Die dataverzameling moet er komen. Men moet per bedrijf weten hoeveel antibiotica er wordt gebruikt. Er is een diergeneesmiddelenregister bij de bedrijven, maar dat brengt niet globaal in kaart waar er hoeveel wordt gebruikt. De landbouwsector zou zelf zo’n 800.000 euro op jaarbasis uittrekken voor zo’n register. Op die manier kan men de zaken specifiek bekijken en kan men zelfs gedeeltelijk monitoren op het voorschrijfgedrag van veeartsen zonder afbreuk te doen aan hun integriteit.
We moeten ons behoeden voor een restrictief beleid dat geen verantwoordelijkheid meer geeft aan de landbouwer en de veearts waardoor men in een onwerkbare situatie terechtkomt. Men suggereert soms dat antibioticatoediening enkel nog zou mogen gebeuren door een veearts. Dat zou een gigantisch probleem zijn. Het moet natuurlijk wel op voorschrift gebeuren. Ik maak de vergelijking met een patiënt die een voorschrift krijgt om naar de apotheker te gaan, maar het is de dokter die elke morgen het pilletje in de mond van de patiënt moet stoppen. Dat is niet praktisch.
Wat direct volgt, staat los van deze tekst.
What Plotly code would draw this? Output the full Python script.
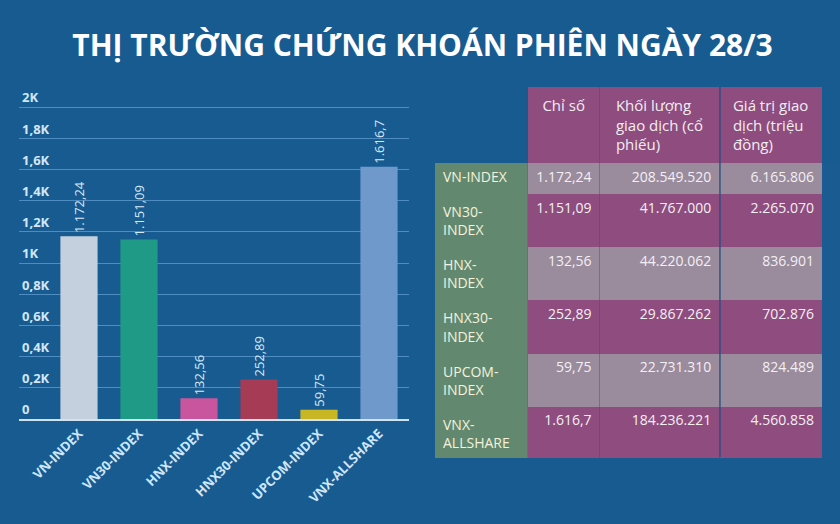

De heer Vanderjeugd heeft het woord.
Minister, ik dank u voor uw antwoord, dat geruststellend is voor wat Vlaanderen kan doen. Mijnheer Dochy, we moeten niet panikeren maar we moeten het wel blijven opvolgen zodat het niet verder stijgt. Overleg met de federale minister van Landbouw, Willy Borsus, en met federaal minister van Volksgezondheid Maggie De Block zou zeker een positief effect kunnen hebben op het totaalpakket.
Minister Schauvliege heeft het woord.
Het kwam misschien over alsof we wachten op een uitnodiging, wat op zich niet zo onlogisch is omdat het een federale bevoegdheid betreft. Ik heb vaak overleg, zeker met minister Borsus. Ik zal dit zelf ter sprake brengen omdat het ons echt wel zorgen baart. Mijnheer Caron, u hoeft dus niets anders af te leiden uit wat ik daarnet heb gezegd dan wat ik heb bedoeld.
De vragen om uitleg zijn afgehandeld.